Periode 80-an, ada tiga tema menarik yang dikembangkan Nasr. Pertama, tentang pemikiran Islam, Kedua, penjelasan terperinci tentang istilah “Islam Tradisional”, dan ketiga, tentang peradaban.
Pertama, ia menulis Islamic Life and Thought (1981) buku ini berisi tentang pendekatan sejarah (historical approach) dalam membahas konfrontasi Islam dengan Barat, kritikan dengan pemikir modernis Islam yang kebaratbaratan seperti Jamaluddin al-Afghani, Muhammad Abduh, Ahmad Khan, Amir Ali. Dalam pandangannya, tokoh-tokoh ini penyebar weternisasi dan sekularisme di dunia muslim. Dan pada bagian lain berisi tentang analisa sebab-sebab kemunduran Islam karena penghancuran tasawuf dan tarekat sufi oleh gerakangerakan rasionalisme puritan, seperti gerakan Wahabi di Arabia dan Ahli hadist di India.

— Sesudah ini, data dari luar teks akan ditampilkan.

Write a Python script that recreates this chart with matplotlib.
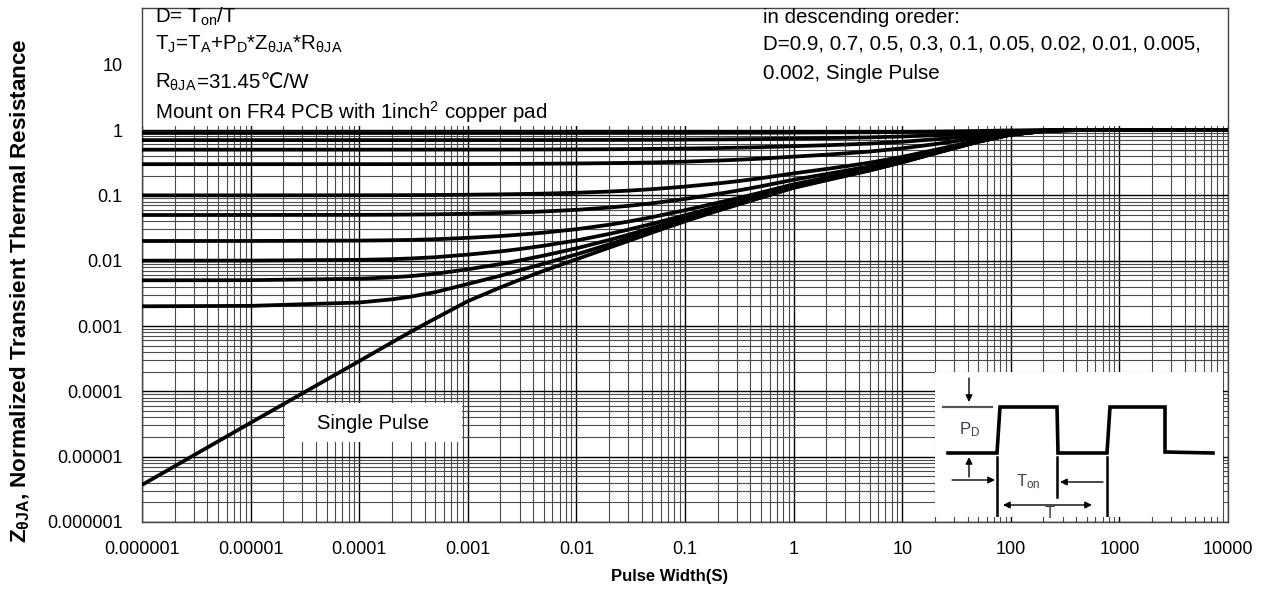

Penjelasan secara rinci tentang “Islam Tradisional” dan konfrontasinya dengan dunia modern, Nasr menulis dalam dua buku: Knowladge and Secret (1981), dan Tradisional Islam in the Modern Wolrd (1987), dalam buku ini berisi tentang apa itu Islam tradisional, dan bagaiman pertentangan dengan dunia modern.
Adapun tentang seni Islam, Nasr menulis dua buku: Philoshophy, Literature and Fine Art (1987); dan Islamic art and Spirituality (1987), dalam buku ini berisi tentang seni dalam Islam berdasarkan gagasan tauhid, yang menjadi inti dari wahyu Islam. Bahwa seni merupakan “teologi yang diam”, yang mencerminkan ke dalam kesadaran keagamaan seseorang, dan karenanya bersifat abstrak.
Periode terakhir (90-an), karya terpenting adalah usaha untuk mengadakan titik temu agama-agama. Ia menulis buku, Religion and Religions: The Challenge of Living in a Multireligious World (1991), dan The Young Muslim’s Guide to the Modern World (1994) buku ini berisi tentang warisan pemikiran klsik Islam dan karakteristik dunia Modern.
Dari seluruh uraian diatas, dapat disimpulkan bahwa pemikiran Nasr secara garis besar berkisar pada bidang sains Islam, filsafat, sufisme, pemikiran Islam dan krisis-krisis yang dialami dunia modern.